In Colombia, hip-hop has become more than a movement—it’s a bridge between the past and the present. Beyond the turntables and rhyme battles, a quiet revolution is taking place. Artists are using hip-hop to preserve Indigenous and Afro-descendant languages that risk fading away. Among them, the group Kombilesa Mi from San Basilio de Palenque stands as a powerful symbol of how music can keep a culture alive.
At a time when globalization threatens traditional tongues, Colombian hip-hop is proving that heritage can not only survive but thrive through rhythm and rhyme.
San Basilio de Palenque: The Birthplace of Resistance
San Basilio de Palenque, located in northern Colombia, carries deep historical roots. Founded by escaped enslaved Africans in the 1600s, it became the first free Black town in the Americas. Its people created their own language, Palenquero, blending African words with Spanish to communicate and preserve their identity.
For centuries, Palenquero was spoken only in this small community. But with younger generations leaning toward Spanish, the language risked extinction—until hip-hop gave it a new beat.
Kombilesa Mi: Turning Palenquero Into Poetry
Enter Kombilesa Mi, a group of young musicians who blend hip-hop with traditional rhythms and the Palenquero language. Their name means “My Friends” in Palenquero, and their goal is to make the world hear their ancestors’ tongue once more.
Their music fuses African drums, call-and-response chants, and modern rap flows to create something entirely unique. Songs like “No Más Discriminación” and “Sabrosura Palenquera” speak of pride, resistance, and heritage. As the BBC reported, their work has sparked a cultural revival, inspiring a new generation in Palenque to speak, sing, and rap in their ancestral language.
By turning Palenquero into an artistic weapon, Kombilesa Mi has made history—not by preserving language in a museum, but by living it through art.
The Power of Music in Language Preservation
Music has always been one of humanity’s strongest memory tools. It carries stories across generations. For Indigenous and Afro-descendant communities in Colombia, hip-hop offers more than just rhythm—it offers recognition.
Groups from across the country, including artists in Cauca, Nariño, and Chocó, have started blending native languages like Nasa Yuwe and Embera into their rap. These acts go beyond entertainment—they’re statements of survival. Every verse becomes a declaration: “We are still here.”
From Margins to Mainstream: A Cultural Shift
What’s fascinating is how this linguistic activism is resonating beyond local audiences. Festivals like Hip Hop al Parque in Bogotá now showcase artists performing in languages that once had no stage. Younger fans are beginning to see Colombia’s diversity not as something to hide but as something to celebrate.

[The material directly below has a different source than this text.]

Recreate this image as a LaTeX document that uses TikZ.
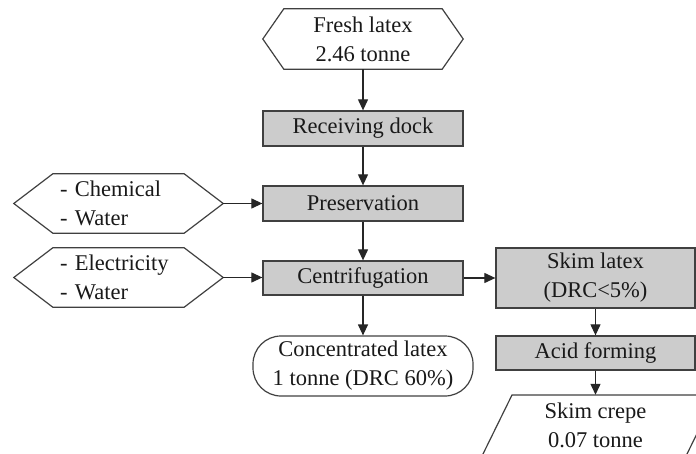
\documentclass[tikz,border=0pt]{standalone}
\usepackage{fontspec}
\setmainfont{Liberation Serif}
\usetikzlibrary{arrows.meta,calc}
\begin{document}
\begin{tikzpicture}[x=1pt,y=-1pt,
  every node/.style={font=\fontsize{22.5}{29}\selectfont, text=black!90, inner sep=0pt},
  procbox/.style={draw=black!75, fill=gray!40, line width=1.3pt, minimum height=#1},
  procbox/.default=35pt,
  hexnode/.style={minimum height=59pt},
  outline/.style={draw=black!75, line width=1.2pt, line join=miter},
  flow/.style={draw=black!85, line width=1.2pt, -{Triangle[length=11pt,width=10pt]}}]
\useasboundingbox (0,0) rectangle (696,454);
\clip (0,0) rectangle (696,454);

% nodes
\node[hexnode, minimum width=200pt, minimum height=60pt, align=center] (fresh) at (363,39) {Fresh latex\\2.46 tonne};
\node[procbox, minimum width=200pt] (recv) at (363,128.5) {Receiving dock};
\node[procbox, minimum width=200pt] (pres) at (363,203.5) {Preservation};
\node[procbox=34pt, minimum width=200pt] (cent) at (363,278) {Centrifugation};
\node[hexnode, text width=117pt, inner xsep=46pt, align=left] (chem) at (118.5,203.5) {- Chemical\\- Water};
\node[hexnode, text width=117pt, inner xsep=46pt, align=left] (elec) at (118.5,277.5) {- Electricity\\- Water};
\node[procbox=60pt, minimum width=199pt, align=center] (skim) at (595.5,278) {Skim latex\\(DRC<5\%)};
\node[procbox=34pt, minimum width=199pt] (acid) at (595.5,353) {Acid forming};
\node[draw=black!75, line width=1.2pt, rounded corners=28pt, minimum width=220pt, minimum height=60pt, align=center] (conc) at (363,366) {Concentrated latex\\1 tonne (DRC 60\%)};
\draw[outline, fill=white] (512,395) -- (716,395) -- (686,456) -- (482,456) -- cycle;
\node[minimum height=60pt, align=center] (crepe) at (595.5,425) {Skim crepe\\0.07 tonne};

% hexagon outlines
\foreach \n/\a in {fresh/21, chem/39, elec/39}{
  \draw[outline] (\n.west) -- ($(\n.north west)+(\a,0)$) -- ($(\n.north east)+(-\a,0)$)
    -- (\n.east) -- ($(\n.south east)+(-\a,0)$) -- ($(\n.south west)+(\a,0)$) -- cycle;
}

% connectors
\draw[flow] (fresh.south) -- (recv.north);
\draw[flow] (recv.south) -- (pres.north);
\draw[flow] (pres.south) -- (cent.north);
\draw[flow] (cent.south) -- (conc.north);
\draw[flow] (chem.east) -- (pres.west |- chem.east);
\draw[flow] (elec.east) -- (cent.west |- elec.east);
\draw[flow] (cent.east) -- (skim.west);
\draw[flow] (skim.south) -- (acid.north);
\draw[flow] (acid.south) -- (crepe.north);
\end{tikzpicture}
\end{document}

By hearing Palenquero and Indigenous languages in rap battles and playlists, listeners are being reintroduced to parts of their national identity that colonialism once tried to erase.
Women Leading the Movement
Afro and Indigenous women have been particularly instrumental in this revival. Artists such as Diana Avella and La Muchacha Isabel are weaving words of resilience and ancestral wisdom into their lyrics, reminding audiences that preserving language is also preserving the power of women’s voices in culture and history.
Through workshops and social projects, female MCs are teaching children to rap in their local dialects, giving them both confidence and cultural grounding.
Hip-Hop as a Global Language of Unity
The beauty of this movement lies in how local it is—and yet how global it feels. Rappers in Colombia are collaborating with artists in Africa, Brazil, and the Caribbean, finding common ground in their struggles and histories.
Just like hip-hop united the Bronx in the 1970s, it’s now uniting distant communities across continents. From the djembe drum to the boom-bap beat, the message remains the same: Never forget where you come from.
A Future Where Languages Live Through Art
As Colombia continues to embrace its cultural diversity, hip-hop stands as one of its strongest allies in protecting identity. Schools and youth programs in Palenque now use Kombilesa Mi’s music to teach language and history. What was once fading is now echoing in classrooms, streets, and stages.
This movement also challenges what “modern” means. For too long, progress was defined by how close we moved to Western culture. But now, Colombian artists are showing that true progress is remembering—bringing ancestral voices into the future through beats and bars.
The Legacy of Palenquero Hip-Hop
Thanks to artists like Kombilesa Mi, Palenquero isn’t just surviving—it’s dancing again. Their success proves that hip-hop isn’t about losing tradition to modernity; it’s about remixing it.
Every performance becomes a cultural act, every lyric a form of linguistic protection. Through hip-hop, Colombia’s forgotten tongues are finding rhythm, respect, and relevance once more.
Language is music—and as long as there’s a beat, these languages will never die.